Simon Whistler, host of the informative video series “Today I Found Out” recounts the very complicate archive history of Doctor Who and the BBC, particularly “that time the BBC deleted almost every episode of Doctor Who“. When Doctor Who premiered in 1963, it was the standard practice at the BBC purge programs that had already been aired.This practice continued through 1978, until music producer Ian Levine wanted to purchase the entire library of aired Doctor Who episodes, but found that much of the series had been erased. Levine convinced the BBC to stop purging episodes of Doctor Who and shortly thereafter syndication and home video started to come into their own. To this very day, 97 episodes of Doctor Who are still missing.

So why did the BBC choose to get rid of so many episodes of one of their most beloved and popular shows?

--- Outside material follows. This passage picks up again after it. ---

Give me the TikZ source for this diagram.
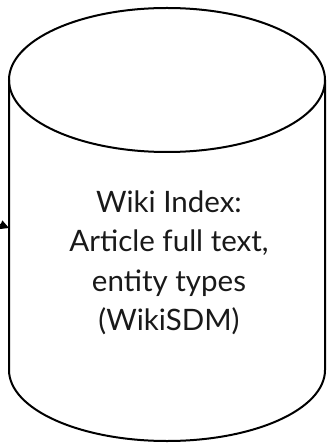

Because, up until 1978, that was pretty much what they did with the majority of their broadcasts. The BBC, and most other networks, simply saw no value in keeping copies of much of anything. …Amongst the many casualties of these purges that continued into the late 1970s were most of the Doctor Who episodes produced between 1963 and the early 1970s. This fact was only revealed in 1978 thanks to famed music producer Ian Levine. …Needless to say, he was not happy with the situation and was soon able to convince BBC execs to cease the practice of junking episodes of Doctor Who. They were also particularly intrigued by the fact that this one individual was willing to pay so much money for copies of an old show, and had been contemplating the potential of perhaps selling copies of the show to other people via the newly emerging market of home videocassette recordings. At the same time, the BBC Film Library decided to change their rules and allow for the storage of tapes of shows, not just film.